**DATA EXCERPT:**
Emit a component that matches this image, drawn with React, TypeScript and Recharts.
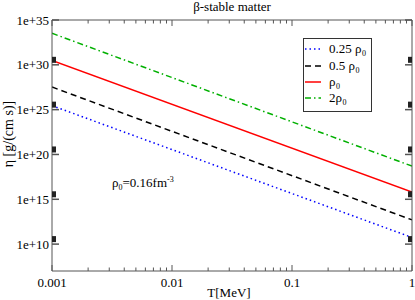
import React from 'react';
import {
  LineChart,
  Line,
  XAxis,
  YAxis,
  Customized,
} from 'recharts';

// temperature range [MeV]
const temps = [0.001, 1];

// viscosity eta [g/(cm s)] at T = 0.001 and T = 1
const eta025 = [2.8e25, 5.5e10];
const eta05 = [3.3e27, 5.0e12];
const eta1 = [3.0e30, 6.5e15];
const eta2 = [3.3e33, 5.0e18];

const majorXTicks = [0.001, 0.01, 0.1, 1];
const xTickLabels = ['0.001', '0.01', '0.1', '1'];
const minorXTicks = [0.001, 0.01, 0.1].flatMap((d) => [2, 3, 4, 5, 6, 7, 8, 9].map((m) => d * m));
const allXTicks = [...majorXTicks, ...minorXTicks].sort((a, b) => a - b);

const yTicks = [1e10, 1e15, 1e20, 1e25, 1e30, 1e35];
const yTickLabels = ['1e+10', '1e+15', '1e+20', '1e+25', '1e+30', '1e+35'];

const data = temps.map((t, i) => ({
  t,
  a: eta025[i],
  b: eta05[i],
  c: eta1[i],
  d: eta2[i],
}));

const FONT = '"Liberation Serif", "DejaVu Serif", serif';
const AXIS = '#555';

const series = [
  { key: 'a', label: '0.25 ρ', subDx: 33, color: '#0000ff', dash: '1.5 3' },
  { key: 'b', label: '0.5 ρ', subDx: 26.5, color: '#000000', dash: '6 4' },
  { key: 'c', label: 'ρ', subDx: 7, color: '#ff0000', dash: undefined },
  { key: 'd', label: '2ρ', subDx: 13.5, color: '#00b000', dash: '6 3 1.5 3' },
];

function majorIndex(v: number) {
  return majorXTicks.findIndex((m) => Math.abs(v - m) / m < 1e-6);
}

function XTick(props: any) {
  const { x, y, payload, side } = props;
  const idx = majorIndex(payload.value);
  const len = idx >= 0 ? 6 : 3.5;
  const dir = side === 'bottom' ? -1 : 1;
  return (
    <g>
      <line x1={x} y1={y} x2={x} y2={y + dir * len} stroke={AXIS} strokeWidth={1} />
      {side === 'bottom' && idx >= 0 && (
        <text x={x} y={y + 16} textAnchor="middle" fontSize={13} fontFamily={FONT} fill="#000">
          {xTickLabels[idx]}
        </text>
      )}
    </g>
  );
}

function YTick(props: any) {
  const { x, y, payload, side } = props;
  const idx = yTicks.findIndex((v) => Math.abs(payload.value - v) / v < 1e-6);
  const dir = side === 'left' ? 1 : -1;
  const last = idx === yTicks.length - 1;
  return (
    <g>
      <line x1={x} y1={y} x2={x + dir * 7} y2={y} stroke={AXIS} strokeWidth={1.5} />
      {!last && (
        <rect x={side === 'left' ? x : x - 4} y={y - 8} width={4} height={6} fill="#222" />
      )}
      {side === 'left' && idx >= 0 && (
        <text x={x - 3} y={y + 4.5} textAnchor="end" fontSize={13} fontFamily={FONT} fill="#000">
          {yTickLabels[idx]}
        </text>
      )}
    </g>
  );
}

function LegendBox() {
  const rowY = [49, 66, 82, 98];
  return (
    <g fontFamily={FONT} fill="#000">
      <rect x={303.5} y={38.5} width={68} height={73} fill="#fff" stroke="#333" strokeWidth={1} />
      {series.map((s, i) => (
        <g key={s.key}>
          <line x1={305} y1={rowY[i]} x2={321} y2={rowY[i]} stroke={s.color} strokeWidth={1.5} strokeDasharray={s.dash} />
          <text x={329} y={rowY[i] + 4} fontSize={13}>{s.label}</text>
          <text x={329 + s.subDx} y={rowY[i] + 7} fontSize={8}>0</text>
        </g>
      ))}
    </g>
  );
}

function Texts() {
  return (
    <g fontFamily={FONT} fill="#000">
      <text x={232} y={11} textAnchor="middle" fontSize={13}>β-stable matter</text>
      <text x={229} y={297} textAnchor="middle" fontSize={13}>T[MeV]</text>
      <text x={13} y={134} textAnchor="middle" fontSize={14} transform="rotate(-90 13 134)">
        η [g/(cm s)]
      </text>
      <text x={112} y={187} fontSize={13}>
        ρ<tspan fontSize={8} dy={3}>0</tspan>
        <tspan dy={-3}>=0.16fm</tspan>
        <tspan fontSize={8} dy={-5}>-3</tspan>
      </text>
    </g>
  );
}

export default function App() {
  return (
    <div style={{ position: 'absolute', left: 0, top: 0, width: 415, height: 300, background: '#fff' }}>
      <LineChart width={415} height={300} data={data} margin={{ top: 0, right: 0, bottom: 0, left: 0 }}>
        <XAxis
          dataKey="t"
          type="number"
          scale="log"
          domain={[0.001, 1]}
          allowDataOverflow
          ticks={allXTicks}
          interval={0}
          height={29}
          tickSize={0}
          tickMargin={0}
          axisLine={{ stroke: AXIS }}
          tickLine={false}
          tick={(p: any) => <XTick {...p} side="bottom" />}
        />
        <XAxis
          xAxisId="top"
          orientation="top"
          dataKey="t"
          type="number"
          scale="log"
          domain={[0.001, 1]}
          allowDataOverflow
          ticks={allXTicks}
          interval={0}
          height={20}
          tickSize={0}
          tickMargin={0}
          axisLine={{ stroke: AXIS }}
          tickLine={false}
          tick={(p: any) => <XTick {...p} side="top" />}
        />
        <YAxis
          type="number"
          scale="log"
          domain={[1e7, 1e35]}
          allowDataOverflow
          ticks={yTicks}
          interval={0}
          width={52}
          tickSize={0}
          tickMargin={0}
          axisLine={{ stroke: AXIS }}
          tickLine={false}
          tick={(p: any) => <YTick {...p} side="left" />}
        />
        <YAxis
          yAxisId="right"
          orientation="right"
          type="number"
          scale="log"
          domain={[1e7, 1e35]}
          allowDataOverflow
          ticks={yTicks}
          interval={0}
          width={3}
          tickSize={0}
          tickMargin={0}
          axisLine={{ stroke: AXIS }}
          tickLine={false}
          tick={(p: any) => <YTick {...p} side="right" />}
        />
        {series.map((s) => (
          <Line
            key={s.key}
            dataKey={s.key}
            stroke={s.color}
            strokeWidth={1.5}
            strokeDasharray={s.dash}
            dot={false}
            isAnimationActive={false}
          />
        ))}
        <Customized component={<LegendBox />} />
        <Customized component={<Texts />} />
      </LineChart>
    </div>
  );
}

**WHAT THIS TASK INVOLVES:**
Starting at the top of the listing above, please restate word for word each line up to and including the one that holds "const eta2 = [3.3e33, 5.0e18];", omitting every image.

**OUTPUT:**
Emit a component that matches this image, drawn with React, TypeScript and Recharts.
import React from 'react';
import {
  LineChart,
  Line,
  XAxis,
  YAxis,
  Customized,
} from 'recharts';

// temperature range [MeV]
const temps = [0.001, 1];

// viscosity eta [g/(cm s)] at T = 0.001 and T = 1
const eta025 = [2.8e25, 5.5e10];
const eta05 = [3.3e27, 5.0e12];
const eta1 = [3.0e30, 6.5e15];
const eta2 = [3.3e33, 5.0e18];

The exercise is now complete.